でもね、我々は校長・教頭の具体的な仕事内容を知りません。責任範囲を知りません。それにかかるプレッシャーを知りません。どれだけ大変か。どれだけ孤独か。どれだけ責任がのしかかるか。ひどく疲れている顔を見ると、到底批判できません。

あなたの上司も同じです。仕事内容、仕事範囲、責任、仕事とカウントされない仕事。あなたはそれを知らないですよね。

知らないだけで

「自分の子どもがクラスの友達を殴った」さて、この情報を聞いてあなたは子どもになんて言葉を投げかけますか?

なんで友達なんて殴るの!!友達を殴るのはダメ!謝りなさい!

この悪魔の3段構成ではないでしょうか。

理由を聞いていないのに使う「なんで」。だれも反論できない正義の「正論」。何が何でも「謝罪」。

では、初期の情報にちょっと付け加えます。「普段人のことを悪く言わない自分の子どもがクラスの友達を殴った」さて、どうでしょう。

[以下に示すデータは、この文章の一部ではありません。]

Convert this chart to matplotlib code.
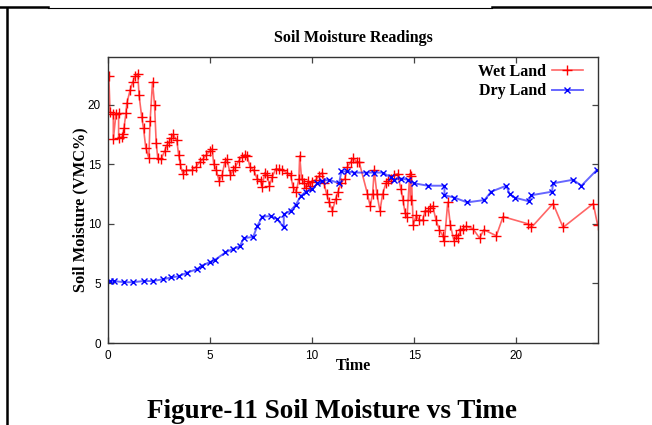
import matplotlib
matplotlib.use("Agg")
import matplotlib.pyplot as plt
from matplotlib.lines import Line2D

wet_time = [0.04, 0.10, 0.26, 0.26, 0.39, 0.52, 0.52, 0.69, 0.74, 0.78, 0.88, 0.92, 1.08, 1.21, 1.33,
            1.46, 1.52, 1.65, 1.74, 1.85, 2.00, 2.06, 2.18, 2.28, 2.36, 2.44, 2.60, 2.77, 2.88, 3.00,
            3.10, 3.19, 3.37, 3.46, 3.54, 3.67, 3.83, 4.11, 4.32, 4.49, 4.63, 4.82, 4.98, 5.10, 5.18,
            5.31, 5.44, 5.59, 5.72, 5.83, 6.00, 6.13, 6.24, 6.41, 6.54, 6.70, 6.82, 6.95, 7.14, 7.30,
            7.47, 7.55, 7.68, 7.80, 7.91, 8.04, 8.21, 8.37, 8.54, 8.75, 8.94, 9.06, 9.22, 9.35, 9.39,
            9.48, 9.60, 9.70, 9.80, 9.90, 10.00, 10.17, 10.33, 10.50, 10.58, 10.71, 10.83, 10.99, 11.15,
            11.27, 11.40, 11.60, 11.73, 11.89, 12.02, 12.19, 12.30, 12.71, 12.84, 12.96, 13.04, 13.17,
            13.32, 13.45, 13.61, 13.73, 13.86, 14.02, 14.18, 14.35, 14.45, 14.55, 14.65, 14.78, 14.82,
            14.86, 14.95, 15.09, 15.25, 15.41, 15.53, 15.69, 15.79, 15.90, 16.07, 16.23, 16.40, 16.48,
            16.64, 16.77, 16.94, 17.05, 17.13, 17.26, 17.38, 17.54, 17.87, 18.20, 18.41, 19.02, 19.35,
            20.57, 20.74, 21.80, 22.29, 23.77, 23.98]
wet_vmc = [22.4, 19.4, 19.2, 17.1, 19.2, 19.3, 17.2, 17.3, 17.5, 18.0, 19.3, 20.1, 21.2, 21.9, 22.4,
           22.6, 20.8, 19.0, 18.0, 16.4, 15.5, 18.6, 21.9, 20.0, 16.8, 15.5, 15.4, 16.1, 16.6, 16.9,
           17.2, 17.5, 17.0, 15.8, 15.0, 14.2, 14.5, 14.5, 14.8, 15.2, 15.4, 15.8, 16.1, 16.3, 15.0,
           14.5, 13.6, 14.1, 15.2, 15.4, 14.1, 14.5, 14.8, 15.3, 15.6, 15.8, 15.7, 14.8, 14.5, 13.8,
           13.6, 13.1, 14.3, 14.1, 13.2, 13.9, 14.6, 14.6, 14.5, 14.3, 14.1, 13.1, 12.7, 13.8, 15.7,
           13.8, 13.4, 13.0, 13.6, 13.2, 13.5, 13.7, 14.0, 14.3, 13.4, 12.5, 11.8, 11.1, 12.1,
           12.7, 13.4, 13.8, 14.8, 15.2, 15.5, 15.2, 15.2, 12.5, 11.5, 12.5, 14.5, 12.5,
           11.1, 12.5, 13.4, 13.6, 13.8, 14.1, 14.2, 12.9, 12.0, 10.9, 10.6, 14.2, 12.0,
           14.0, 9.9, 10.7, 10.3, 10.3, 11.1, 11.1, 11.3, 11.5, 10.3, 9.5, 9.0, 8.6,
           11.8, 9.9, 8.6, 9.1, 8.8, 9.5, 9.6, 9.8, 9.6, 8.8, 9.5, 9.0, 10.6,
           10.0, 9.7, 11.7, 9.7, 11.7, 9.9]

dry_time = [0.10, 0.29, 0.79, 1.21, 1.74, 2.20, 2.69, 3.10, 3.46, 3.87, 4.36, 4.60, 5.01, 5.26, 5.75,
            6.13, 6.45, 6.65, 7.11, 7.31, 7.55, 7.96, 8.29, 8.61, 8.61, 8.94, 9.20, 9.43, 9.68, 10.00,
            10.26, 10.50, 10.83, 11.32, 11.43, 11.73, 12.05, 12.63, 13.04, 13.45, 13.86, 14.02, 14.35,
            14.68, 15.00, 15.66, 16.48, 16.48, 16.97, 17.59, 18.44, 18.77, 19.51, 19.67, 19.92, 20.60,
            20.74, 21.75, 21.80, 22.78, 23.19, 23.93]
dry_vmc = [5.2, 5.2, 5.1, 5.1, 5.2, 5.2, 5.35, 5.5, 5.6, 5.9, 6.2, 6.5, 6.8, 7.0, 7.6,
           7.9, 8.1, 8.8, 8.9, 9.8, 10.6, 10.65, 10.4, 9.7, 10.8, 11.1, 11.6, 12.3, 12.7, 12.9,
           13.4, 13.6, 13.7, 13.4, 14.4, 14.4, 14.3, 14.3, 14.3, 14.3, 13.9, 13.7, 13.8,
           13.7, 13.4, 13.2, 13.2, 12.4, 12.2, 11.8, 12.0, 12.7, 13.2, 12.5, 12.2, 11.9,
           12.4, 12.7, 13.4, 13.7, 13.2, 14.5]

x_ticks = [0, 5, 10, 15, 20]
y_ticks = [0, 5, 10, 15, 20]

W, H = 652, 425
fig = plt.figure(figsize=(W / 100, H / 100), dpi=100)
ax = fig.add_axes([108 / W, 1 - 343 / H, (598 - 108) / W, (343 - 57) / H])

serif = "Liberation Serif"
tickfont = ["Liberation Sans Narrow", "Liberation Sans", "DejaVu Sans"]

ax.plot(wet_time, wet_vmc, color=(1, 0, 0, 0.6), lw=1.2, marker="+", ms=7, mew=1.0,
        mec="#ff0000", label="Wet Land")
ax.plot(dry_time, dry_vmc, color=(0, 0, 1, 0.6), lw=1.4, marker="x", ms=5, mew=1.0,
        mec="#0000ff", label="Dry Land")

ax.set_xlim(0, 24)
ax.set_ylim(0, 24)
ax.set_xticks(x_ticks)
ax.set_yticks(y_ticks)
ax.tick_params(direction="in", top=True, right=True, length=4, width=0.9, color="#444444",
               labelsize=8.5, pad=5)
for lab in ax.get_xticklabels() + ax.get_yticklabels():
    lab.set_family(tickfont)
for s in ax.spines.values():
    s.set_color("#333333")
    s.set_linewidth(1.0)

ax.set_title("Soil Moisture Readings", family=serif, fontweight="bold", fontsize=11.5, pad=11)
ax.set_xlabel("Time", family=serif, fontweight="bold", fontsize=11.5, labelpad=-3)
ax.set_ylabel("Soil Moisture (VMC%)", family=serif, fontweight="bold", fontsize=11.8)
ax.yaxis.set_label_coords(-0.041, 0.465)

leg = ax.legend(loc="upper right", bbox_to_anchor=(0.985, 1.004), frameon=False,
                markerfirst=False, handlelength=1.9,
                prop={"family": serif, "weight": "bold", "size": 11.5},
                borderaxespad=0.1, labelspacing=0.22, handletextpad=0.4)

fig.text(332 / W, 1 - 411 / H, "Figure-11 Soil Moisture vs Time", family=serif,
         fontweight="bold", fontsize=19.5, ha="center", va="center")

# page frame lines
fig.add_artist(Line2D([6.5 / W, 6.5 / W], [0, 1 - 8 / H], color="black", lw=1.8))
fig.add_artist(Line2D([0, 48 / W], [1 - 7 / H, 1 - 7 / H], color="black", lw=1.8))
fig.add_artist(Line2D([48 / W, 492 / W], [1 - 7.5 / H, 1 - 7.5 / H], color="black", lw=0.8))
fig.add_artist(Line2D([492 / W, 1], [1 - 7 / H, 1 - 7 / H], color="black", lw=1.8))

fig.savefig("out.png", dpi=100)
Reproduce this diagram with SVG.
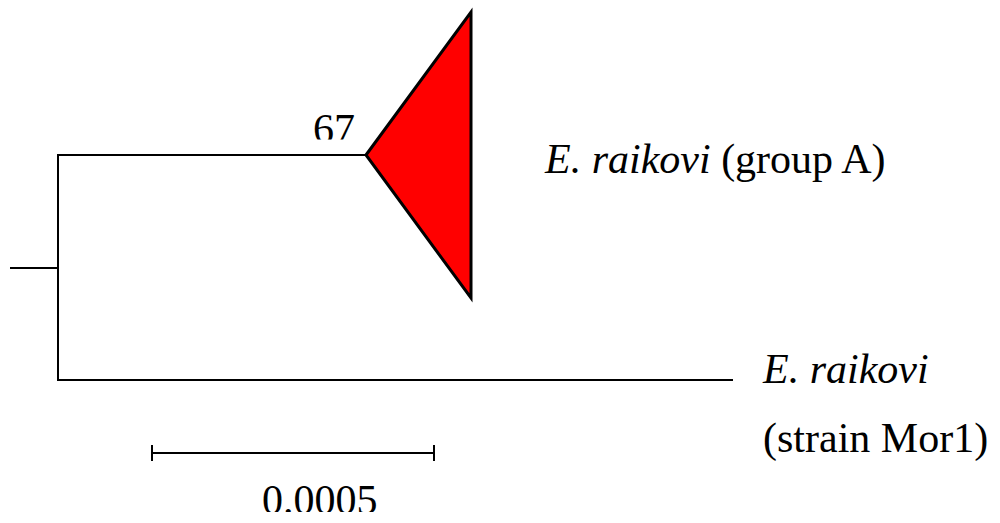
<svg xmlns="http://www.w3.org/2000/svg" width="1000" height="523" viewBox="0 0 1000 523">
<style>
.br{stroke:#000;stroke-width:2;fill:none}
.t{font-family:"Liberation Serif","Times New Roman",serif;font-size:42px;fill:#000}
.i{font-style:italic}
</style>
<defs>
<clipPath id="c67"><rect x="300" y="100" width="70" height="39.5"/></clipPath>
<clipPath id="cscale"><rect x="240" y="470" width="160" height="42"/></clipPath>
</defs>
<rect width="1000" height="523" fill="#fff"/>
<g id="connectors">
<line class="br" x1="10" y1="268" x2="58" y2="268"/>
<line class="br" x1="58" y1="154" x2="58" y2="381"/>
<line class="br" x1="57" y1="155" x2="366" y2="155"/>
<line class="br" x1="57" y1="380" x2="733" y2="380"/>
</g>
<g id="groupA">
<polygon points="366,155 471,12 471,298" fill="#ff0000" stroke="#000" stroke-width="3" stroke-linejoin="miter"/>
<text class="t" x="313" y="143" clip-path="url(#c67)">67</text>
<text class="t" x="545" y="173"><tspan class="i">E. raikovi</tspan> (group A)</text>
</g>
<g id="mor1">
<text class="t i" x="763" y="383">E. raikovi</text>
<text class="t" x="763" y="452">(strain Mor1)</text>
</g>
<g id="scale">
<line class="br" x1="151" y1="453" x2="435" y2="453"/>
<line class="br" x1="152" y1="445" x2="152" y2="461"/>
<line class="br" x1="434" y1="445" x2="434" y2="461"/>
<text class="t" x="262" y="514" clip-path="url(#cscale)">0.0005</text>
</g>
</svg>
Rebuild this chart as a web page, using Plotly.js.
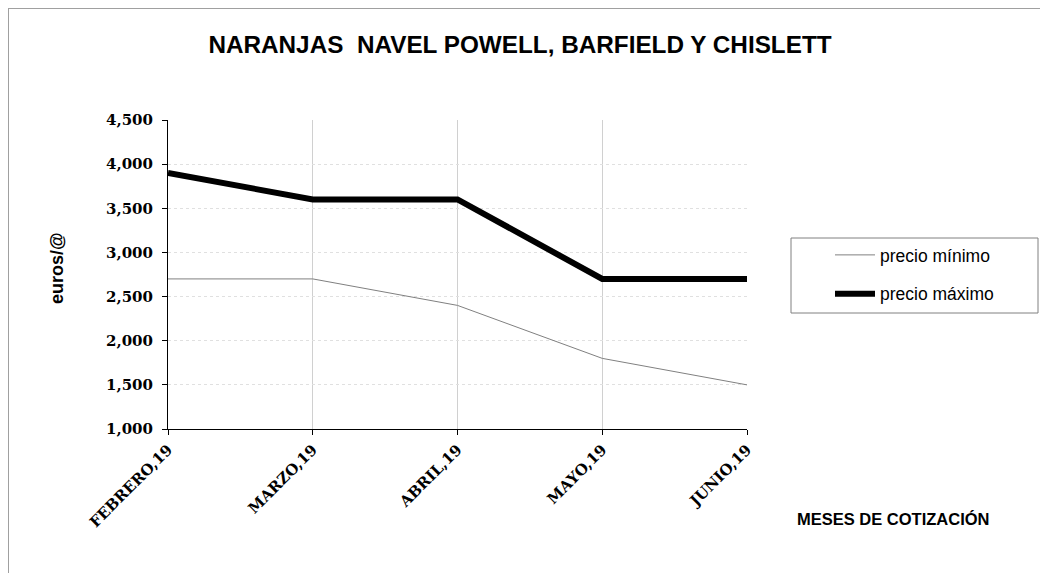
<!DOCTYPE html>
<html><head><meta charset="utf-8">
<script src="https://cdn.plot.ly/plotly-3.0.1.min.js"></script>
<style>html,body{margin:0;padding:0;background:#fff}#chart{width:1040px;height:573px}</style>
</head><body><div id="chart"></div>
<script>
const months = ["FEBRERO,19","MARZO,19","ABRIL,19","MAYO,19","JUNIO,19"];
const precioMinimo = [2.7, 2.7, 2.4, 1.8, 1.5];
const precioMaximo = [3.9, 3.6, 3.6, 2.7, 2.7];
const yTicks = [1, 1.5, 2, 2.5, 3, 3.5, 4, 4.5];

const W = 1040, H = 573, L = 168, R = 293, T = 120, B = 144;
const pw = W - L - R, ph = H - T - B;
const px = x => (x - L) / pw;
const py = y => (H - B - y) / ph;

const traces = [
  {x: months, y: precioMinimo, type: 'scatter', mode: 'lines', name: 'precio mínimo',
   line: {color: '#808080', width: 1}, legendgroup: 'a'},
  {x: months, y: precioMaximo, type: 'scatter', mode: 'lines', name: 'precio máximo',
   line: {color: '#000000', width: 6}, legendgroup: 'b'}
];

const tickFont = {family: 'DejaVu Serif, Liberation Serif, serif', size: 15, color: '#000', weight: 'bold'};

const layout = {
  width: W, height: H,
  margin: {l: L, r: R, t: T, b: B},
  paper_bgcolor: '#fff', plot_bgcolor: '#fff',
  separators: ',.',
  showlegend: true,
  title: {text: 'NARANJAS  NAVEL POWELL, BARFIELD Y CHISLETT',
    font: {family: 'Liberation Sans, Arial, sans-serif', size: 24.3, color: '#000', weight: 'bold'},
    x: 0.5, xanchor: 'center', y: 1 - 44 / H, yanchor: 'middle'},
  xaxis: {type: 'category', range: [0, 4], showline: true, linecolor: '#000', linewidth: 1,
    showgrid: true, gridcolor: '#d0d0d0', gridwidth: 1,
    ticks: 'outside', ticklen: 5, tickcolor: '#000', tickangle: -45,
    tickfont: tickFont, zeroline: false, fixedrange: true},
  yaxis: {range: [1, 4.5], tickvals: yTicks, tickformat: '.3f',
    showline: true, linecolor: '#000', linewidth: 1,
    showgrid: true, gridcolor: '#e0e0e0', gridwidth: 1, griddash: 'dot',
    ticks: 'outside', ticklen: 5, tickcolor: '#000', ticklabelstandoff: 6,
    tickfont: tickFont, zeroline: false, fixedrange: true},
  legend: {x: px(830), y: py(237), xanchor: 'left', yanchor: 'top',
    font: {family: 'Liberation Sans, Arial, sans-serif', size: 17.5, color: '#000'},
    bgcolor: 'rgba(0,0,0,0)', borderwidth: 0, tracegroupgap: 13, itemwidth: 40},
  shapes: [
    {type: 'rect', xref: 'paper', yref: 'paper', x0: px(791), x1: px(1038), y0: py(238), y1: py(313),
     line: {color: '#808080', width: 1}, fillcolor: 'rgba(0,0,0,0)'},
    {type: 'line', xref: 'paper', yref: 'paper', x0: px(8.5), x1: px(8.5), y0: py(8), y1: py(580),
     line: {color: '#a0a0a0', width: 1}},
    {type: 'line', xref: 'paper', yref: 'paper', x0: px(8), x1: px(1045), y0: py(8.5), y1: py(8.5),
     line: {color: '#a0a0a0', width: 1}}
  ],
  annotations: [
    {text: 'euros/@', xref: 'paper', yref: 'paper', x: px(57), y: py(268), xanchor: 'center', yanchor: 'middle',
     showarrow: false, textangle: -90,
     font: {family: 'Liberation Sans, Arial, sans-serif', size: 18, color: '#000', weight: 'bold'}},
    {text: 'MESES DE COTIZACIÓN', xref: 'paper', yref: 'paper', x: px(893), y: py(519),
     xanchor: 'center', yanchor: 'middle', showarrow: false,
     font: {family: 'Liberation Sans, Arial, sans-serif', size: 16.5, color: '#000', weight: 'bold'}}
  ]
};

Plotly.newPlot('chart', traces, layout, {displayModeBar: false, staticPlot: true});
</script></body></html>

もうちょっとつけますね。「普段人のことを悪く言わない自分の子どもが、いつもからかってくるというクラスの友達を殴った」さてさて、なんかストーリーが見えてきましたね。

ダイナミックにしてみます。「大好きだったおじいちゃんが亡くなった次の日に、普段人のことを悪く言わない自分の子どもが、いつも家族のことをからかって嫌な感じに思っているクラスの友達を殴った」さすがに、創作感がでてきましたか。

でも、仮でいいので、考えてみてください。最後のように情報を聞いたら、「なんで友達なんて殴るの!!友達を殴るのはダメ!謝りなさい!」と言うでしょうか。きっと言いませんよね。殴ることはダメと伝えはしますが、その子を批判するでしょうか。もし批判されたら子どもはあなたの話を一切聞かなくなるでしょうね。

まとめ

相手の状況はその人以外には知りえません。この記事で、知らないまま批判することの危険性を感じて頂けたら幸いです。

批判してはいけないというわけではないですよ。相手から話を聞かないで、批判するのが良くないと言っています。

中には総理のように、自分が相手に直接話を聞けない時もあるでしょう。そんなときは「何か考えや事情があるんだな」と思い、批判するのではなく、あなた個人でできることを精一杯やればいいのです。みんないろいろあるのです。

批判し合うのではなく、協力し合おうね。

最後までお読みいただきありがとうございました。何かの参考になれば幸いです。素敵な一日をお過ごしください。